__Problem description__
Give the listing again character for character, but drop the images.
============
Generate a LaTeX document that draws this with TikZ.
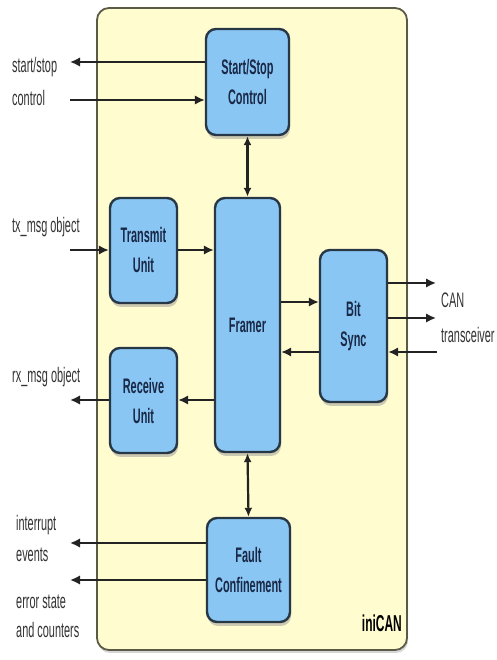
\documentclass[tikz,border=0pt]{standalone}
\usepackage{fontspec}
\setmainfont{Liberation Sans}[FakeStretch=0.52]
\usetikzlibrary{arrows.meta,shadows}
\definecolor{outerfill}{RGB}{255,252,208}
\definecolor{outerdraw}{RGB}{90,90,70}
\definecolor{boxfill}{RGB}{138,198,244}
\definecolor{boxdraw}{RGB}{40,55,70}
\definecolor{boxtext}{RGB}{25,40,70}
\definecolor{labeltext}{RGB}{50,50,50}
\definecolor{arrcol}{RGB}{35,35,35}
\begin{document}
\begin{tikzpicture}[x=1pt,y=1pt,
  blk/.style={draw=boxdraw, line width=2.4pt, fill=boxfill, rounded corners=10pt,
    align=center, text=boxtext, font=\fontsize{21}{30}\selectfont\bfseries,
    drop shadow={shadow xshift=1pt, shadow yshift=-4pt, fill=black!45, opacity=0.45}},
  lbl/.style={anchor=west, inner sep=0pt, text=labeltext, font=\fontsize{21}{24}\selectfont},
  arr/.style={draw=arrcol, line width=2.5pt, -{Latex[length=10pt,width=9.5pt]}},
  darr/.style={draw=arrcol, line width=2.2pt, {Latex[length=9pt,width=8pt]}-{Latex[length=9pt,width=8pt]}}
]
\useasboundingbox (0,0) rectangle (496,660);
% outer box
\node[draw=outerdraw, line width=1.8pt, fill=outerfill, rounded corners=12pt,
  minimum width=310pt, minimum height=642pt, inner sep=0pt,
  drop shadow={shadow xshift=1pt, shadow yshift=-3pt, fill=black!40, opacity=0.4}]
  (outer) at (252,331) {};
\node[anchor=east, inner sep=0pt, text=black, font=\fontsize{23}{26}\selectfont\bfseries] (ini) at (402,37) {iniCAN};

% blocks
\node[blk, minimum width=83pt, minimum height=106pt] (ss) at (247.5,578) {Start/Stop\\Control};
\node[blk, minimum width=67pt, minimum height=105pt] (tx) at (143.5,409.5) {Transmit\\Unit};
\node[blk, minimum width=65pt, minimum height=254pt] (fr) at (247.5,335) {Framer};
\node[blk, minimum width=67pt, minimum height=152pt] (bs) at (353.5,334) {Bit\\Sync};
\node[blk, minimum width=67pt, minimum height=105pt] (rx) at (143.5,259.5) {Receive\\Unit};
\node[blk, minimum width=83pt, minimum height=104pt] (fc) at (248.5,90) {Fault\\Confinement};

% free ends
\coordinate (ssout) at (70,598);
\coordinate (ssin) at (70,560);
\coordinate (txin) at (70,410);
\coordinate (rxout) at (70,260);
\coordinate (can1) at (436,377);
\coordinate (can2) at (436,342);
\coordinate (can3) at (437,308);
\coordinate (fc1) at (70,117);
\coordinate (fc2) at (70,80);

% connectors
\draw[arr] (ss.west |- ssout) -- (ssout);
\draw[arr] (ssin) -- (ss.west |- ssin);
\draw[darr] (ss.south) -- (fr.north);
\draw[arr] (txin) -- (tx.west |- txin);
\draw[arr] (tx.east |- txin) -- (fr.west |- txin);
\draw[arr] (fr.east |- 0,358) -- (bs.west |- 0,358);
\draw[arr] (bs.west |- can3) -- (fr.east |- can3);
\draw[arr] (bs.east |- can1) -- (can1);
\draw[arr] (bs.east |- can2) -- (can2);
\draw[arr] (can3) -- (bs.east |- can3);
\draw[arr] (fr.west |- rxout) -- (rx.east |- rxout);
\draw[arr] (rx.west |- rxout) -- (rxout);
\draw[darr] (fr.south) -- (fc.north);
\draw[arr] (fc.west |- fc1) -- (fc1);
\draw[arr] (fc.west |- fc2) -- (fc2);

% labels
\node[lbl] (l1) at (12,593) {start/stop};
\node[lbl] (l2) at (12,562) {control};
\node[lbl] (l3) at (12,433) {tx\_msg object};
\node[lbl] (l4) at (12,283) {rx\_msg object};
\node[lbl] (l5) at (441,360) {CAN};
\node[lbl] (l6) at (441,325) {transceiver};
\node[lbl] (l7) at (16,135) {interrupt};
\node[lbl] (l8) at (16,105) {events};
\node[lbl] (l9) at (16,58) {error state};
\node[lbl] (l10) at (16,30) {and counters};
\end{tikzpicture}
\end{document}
============
__Expected answer__
Generate a LaTeX document that draws this with TikZ.
\documentclass[tikz,border=0pt]{standalone}
\usepackage{fontspec}
\setmainfont{Liberation Sans}[FakeStretch=0.52]
\usetikzlibrary{arrows.meta,shadows}
\definecolor{outerfill}{RGB}{255,252,208}
\definecolor{outerdraw}{RGB}{90,90,70}
\definecolor{boxfill}{RGB}{138,198,244}
\definecolor{boxdraw}{RGB}{40,55,70}
\definecolor{boxtext}{RGB}{25,40,70}
\definecolor{labeltext}{RGB}{50,50,50}
\definecolor{arrcol}{RGB}{35,35,35}
\begin{document}
\begin{tikzpicture}[x=1pt,y=1pt,
  blk/.style={draw=boxdraw, line width=2.4pt, fill=boxfill, rounded corners=10pt,
    align=center, text=boxtext, font=\fontsize{21}{30}\selectfont\bfseries,
    drop shadow={shadow xshift=1pt, shadow yshift=-4pt, fill=black!45, opacity=0.45}},
  lbl/.style={anchor=west, inner sep=0pt, text=labeltext, font=\fontsize{21}{24}\selectfont},
  arr/.style={draw=arrcol, line width=2.5pt, -{Latex[length=10pt,width=9.5pt]}},
  darr/.style={draw=arrcol, line width=2.2pt, {Latex[length=9pt,width=8pt]}-{Latex[length=9pt,width=8pt]}}
]
\useasboundingbox (0,0) rectangle (496,660);
% outer box
\node[draw=outerdraw, line width=1.8pt, fill=outerfill, rounded corners=12pt,
  minimum width=310pt, minimum height=642pt, inner sep=0pt,
  drop shadow={shadow xshift=1pt, shadow yshift=-3pt, fill=black!40, opacity=0.4}]
  (outer) at (252,331) {};
\node[anchor=east, inner sep=0pt, text=black, font=\fontsize{23}{26}\selectfont\bfseries] (ini) at (402,37) {iniCAN};

% blocks
\node[blk, minimum width=83pt, minimum height=106pt] (ss) at (247.5,578) {Start/Stop\\Control};
\node[blk, minimum width=67pt, minimum height=105pt] (tx) at (143.5,409.5) {Transmit\\Unit};
\node[blk, minimum width=65pt, minimum height=254pt] (fr) at (247.5,335) {Framer};
\node[blk, minimum width=67pt, minimum height=152pt] (bs) at (353.5,334) {Bit\\Sync};
\node[blk, minimum width=67pt, minimum height=105pt] (rx) at (143.5,259.5) {Receive\\Unit};
\node[blk, minimum width=83pt, minimum height=104pt] (fc) at (248.5,90) {Fault\\Confinement};

% free ends
\coordinate (ssout) at (70,598);
\coordinate (ssin) at (70,560);
\coordinate (txin) at (70,410);
\coordinate (rxout) at (70,260);
\coordinate (can1) at (436,377);
\coordinate (can2) at (436,342);
\coordinate (can3) at (437,308);
\coordinate (fc1) at (70,117);
\coordinate (fc2) at (70,80);

% connectors
\draw[arr] (ss.west |- ssout) -- (ssout);
\draw[arr] (ssin) -- (ss.west |- ssin);
\draw[darr] (ss.south) -- (fr.north);
\draw[arr] (txin) -- (tx.west |- txin);
\draw[arr] (tx.east |- txin) -- (fr.west |- txin);
\draw[arr] (fr.east |- 0,358) -- (bs.west |- 0,358);
\draw[arr] (bs.west |- can3) -- (fr.east |- can3);
\draw[arr] (bs.east |- can1) -- (can1);
\draw[arr] (bs.east |- can2) -- (can2);
\draw[arr] (can3) -- (bs.east |- can3);
\draw[arr] (fr.west |- rxout) -- (rx.east |- rxout);
\draw[arr] (rx.west |- rxout) -- (rxout);
\draw[darr] (fr.south) -- (fc.north);
\draw[arr] (fc.west |- fc1) -- (fc1);
\draw[arr] (fc.west |- fc2) -- (fc2);

% labels
\node[lbl] (l1) at (12,593) {start/stop};
\node[lbl] (l2) at (12,562) {control};
\node[lbl] (l3) at (12,433) {tx\_msg object};
\node[lbl] (l4) at (12,283) {rx\_msg object};
\node[lbl] (l5) at (441,360) {CAN};
\node[lbl] (l6) at (441,325) {transceiver};
\node[lbl] (l7) at (16,135) {interrupt};
\node[lbl] (l8) at (16,105) {events};
\node[lbl] (l9) at (16,58) {error state};
\node[lbl] (l10) at (16,30) {and counters};
\end{tikzpicture}
\end{document}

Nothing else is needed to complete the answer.